Namun, pemerintah membutuhkan proses 10 hari hingga dua pekan untuk benar-benar menghentikan penerbitan dokumen cukai di kawasan perdagagan bebas Batam (CK-FTZ).
“Sehingga nanti seluruh barang kena cukai yang beredar di Batam resmi menggunakan pita cukai 1 Juni 2019 mendatang,” jelas Susiwijono, Selasa (21/5).
Ia menuturkan, pencabutan fasilitas bebas cukai di Batam bukan berarti melarang peredaran barang kena cukai di Batam. Menurutnya, ini dilakukan pemerintah setelah mendapat rekomendasi dari Komisi Pemberantasan Korupsi (KPK).
Komisi anti rasuah itu mengatakan bahwa terdapat penyalahgunaan fasilitas itu, sehingga rokok tanpa cukai malah bocor ke kawasan Sumatera timur.
Menurut data yang dimiliki Bea Cukai, kuota rokok di KBPBP Batam mencapai 2,5 miliar batang per tahun. Namun, hanya 52 persen dari kuota tersebut yang benar-benar beredar di KBPBP Batam.
Apalagi, sudah mulai banyak beredar rokok dengan pita cukai di Batam, sehingga fasilitas ini sejatinya tidak diperlukan lagi.

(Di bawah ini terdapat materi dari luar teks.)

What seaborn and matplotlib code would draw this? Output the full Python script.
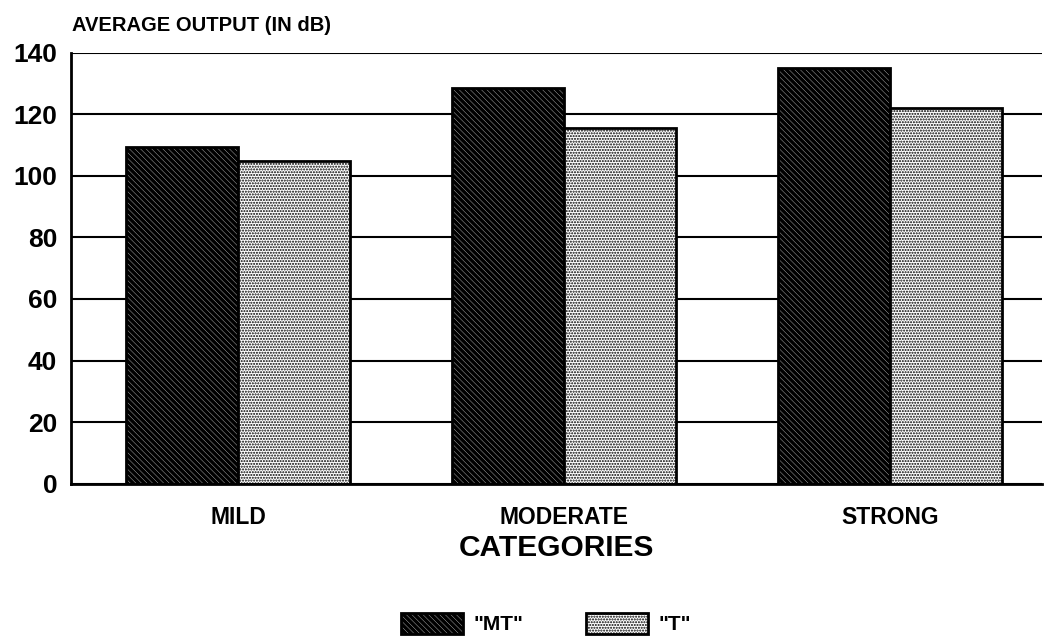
import pandas as pd
import matplotlib.pyplot as plt
import seaborn as sns
from matplotlib.patches import Patch

categories = ["MILD", "MODERATE", "STRONG"]
mt_values = [109.5, 128.5, 135]
t_values = [105, 115.5, 122]
series_names = ['"MT"', '"T"']
y_ticks = [0, 20, 40, 60, 80, 100, 120, 140]

df = pd.DataFrame({
    "category": categories * 2,
    "series": [series_names[0]] * 3 + [series_names[1]] * 3,
    "value": mt_values + t_values,
})

sns.set_style("white")
plt.rcParams['font.family'] = ['Liberation Sans', 'DejaVu Sans']
plt.rcParams['font.weight'] = 'bold'
plt.rcParams['text.color'] = 'black'
plt.rcParams['xtick.color'] = 'black'
plt.rcParams['ytick.color'] = 'black'
plt.rcParams['axes.labelcolor'] = 'black'
plt.rcParams['hatch.linewidth'] = 1.8

fig = plt.figure(figsize=(10.46, 6.44), dpi=100)
ax = fig.add_axes([0.068, 0.249, 0.928, 0.669])

# grid lines behind bars
ax.set_axisbelow(True)
ax.yaxis.grid(True, color="black", linewidth=1.5)

sns.barplot(data=df, x="category", y="value", hue="series", order=categories,
            hue_order=series_names, width=0.687, palette=["white", "white"],
            edgecolor="black", linewidth=2, legend=False, ax=ax)

hatches = {series_names[0]: "\\" * 6, series_names[1]: "." * 6}
hatch_lw = {series_names[0]: 2.6, series_names[1]: 1.0}
for container, name in zip(ax.containers, series_names):
    for bar in container:
        bar.set_hatch(hatches[name])
        if hasattr(bar, "set_hatch_linewidth"):
            bar.set_hatch_linewidth(hatch_lw[name])

ax.set_ylim(0, 140)
ax.set_xlim(-0.512, 2.466)
ax.set_yticks(y_ticks)
ax.tick_params(axis="y", labelsize=19, length=0, pad=10)
ax.tick_params(axis="x", labelsize=16.5, length=0, pad=16)
for lbl in ax.get_xticklabels() + ax.get_yticklabels():
    lbl.set_fontweight("bold")

for side in ["top", "right"]:
    ax.spines[side].set_visible(False)
for side in ["left", "bottom"]:
    ax.spines[side].set_color("black")
    ax.spines[side].set_linewidth(2)

ax.set_ylabel("")
ax.set_xlabel("CATEGORIES", fontsize=21.5, fontweight="bold", labelpad=4)
fig.text(0.069, 0.945, "AVERAGE OUTPUT (IN dB)", fontsize=14.5, fontweight="bold",
         ha="left", va="bottom")

handles = [Patch(facecolor="white", edgecolor="black", hatch=hatches[n], linewidth=2)
           for n in series_names]
leg = fig.legend(handles, series_names, loc="center", bbox_to_anchor=(0.522, 0.032),
                 ncol=2, frameon=False, handlelength=3.0, handleheight=1.2,
                 columnspacing=3, handletextpad=0.5, prop={"weight": "bold", "size": 15})
for h, n in zip(leg.get_patches(), series_names):
    if hasattr(h, "set_hatch_linewidth"):
        h.set_hatch_linewidth(hatch_lw[n])

plt.savefig("out.png", dpi=100)
plt.close()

Rencananya, rokok maupun minuman beralkohol yang kena fasilitas pembebasan cukai dipersilakan beredar hingga habis hingga akhir tahun.
“Dan nanti peredaran (rokok dan minuman beralkohol) tetap seperti biasa. Hanya diberi cukai saja,” jelas dia.
Sementara itu, Ekonom Senior Institute for Development of Economics and Finance (Indef) Enny Sri Hartati mengungkapkan kebijakan pembebasan barang kena cukai di Batam sudah tidak benar sejak awal. Sehingga, Ia sepakat bahwa pemerintah harus mencabut ketentuan tersebut.
Pertama, pembebasan cukai bukanlah insentif bagi investasi di Batam, namun cenderung menambah konsumsi barang kena cukai.
Kedua, kebijakan ini menyebabkan masalah karena barang yang tidak kena cukai rawan disalahgunakan. Terakhir, terdapat potensi cukai yang hilang dari pembebasan barang kena cukai selama ini, bahkan nilainya mencapai Rp1,1 triliun per tahun.
“Cukai ini seharusnya mengendalikan dampak negatif dari konsumsi barang, sehingga jangan pernah jadikan cukai sebagai sumber penerimaan,” pungkas dia.